Performance Comparison and Best Practices
Based on testing and analysis, here is a summary of performance across methods:
- Directly Returning InputStream: Most efficient, suitable for most scenarios, reducing memory usage and CPU overhead.
- StreamingOutput: Offers maximum flexibility, ideal for integrating external APIs or complex stream processing, but may introduce additional write overhead.
- MessageBodyWriter for ByteArrayOutputStream: Applicable for small files or existing byte arrays, but prone to heap overflow with large files.
Best practices include: reusing Client and WebTarget objects for better performance; setting appropriate buffer sizes (e.g., 1024 or 4096 bytes); using the Content-Disposition header to specify filenames; monitoring memory usage to avoid fully loading large files into memory.
Practical Applications and Testing
In practical tests, using StreamingOutput successfully downloaded a 150MB file without memory issues.

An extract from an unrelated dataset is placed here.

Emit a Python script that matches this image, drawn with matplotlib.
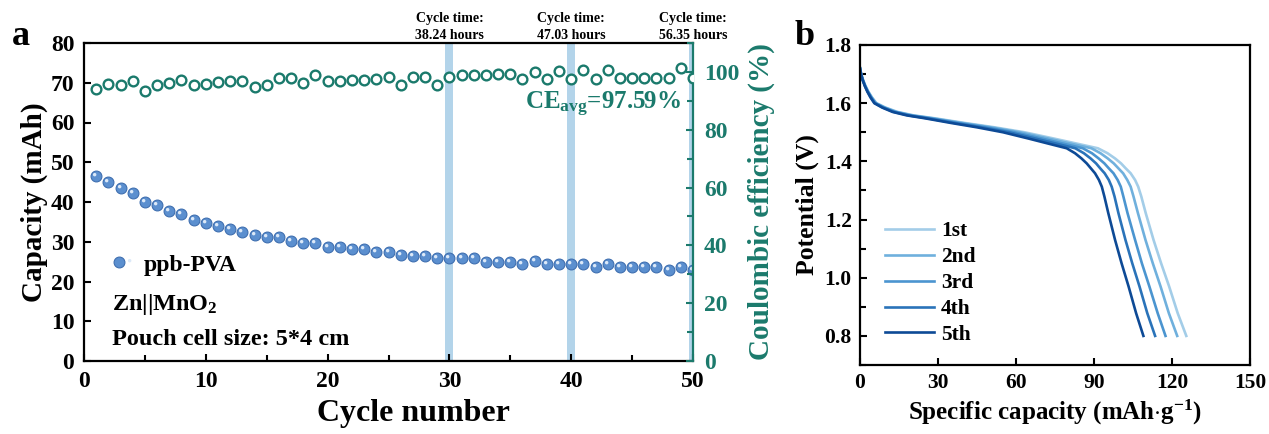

Test code included server-side resource methods and client-side download logic, ensuring effective streaming. The key lesson is to avoid using ByteArrayOutputStream for complete reads within resource methods, instead leveraging streaming to write directly to the response.
Conclusion
When implementing file download in Java REST services, choosing the right data stream handling method is crucial for ensuring performance and scalability. For proxy download scenarios, it is recommended to prioritize directly returning InputStream or using StreamingOutput to avoid memory bottlenecks. By understanding Jersey's internal mechanisms, such as InputStreamProvider and StreamingOutputProvider, developers can optimize implementations to support large file processing and high concurrency demands. Future work could explore asynchronous processing or more advanced stream control techniques.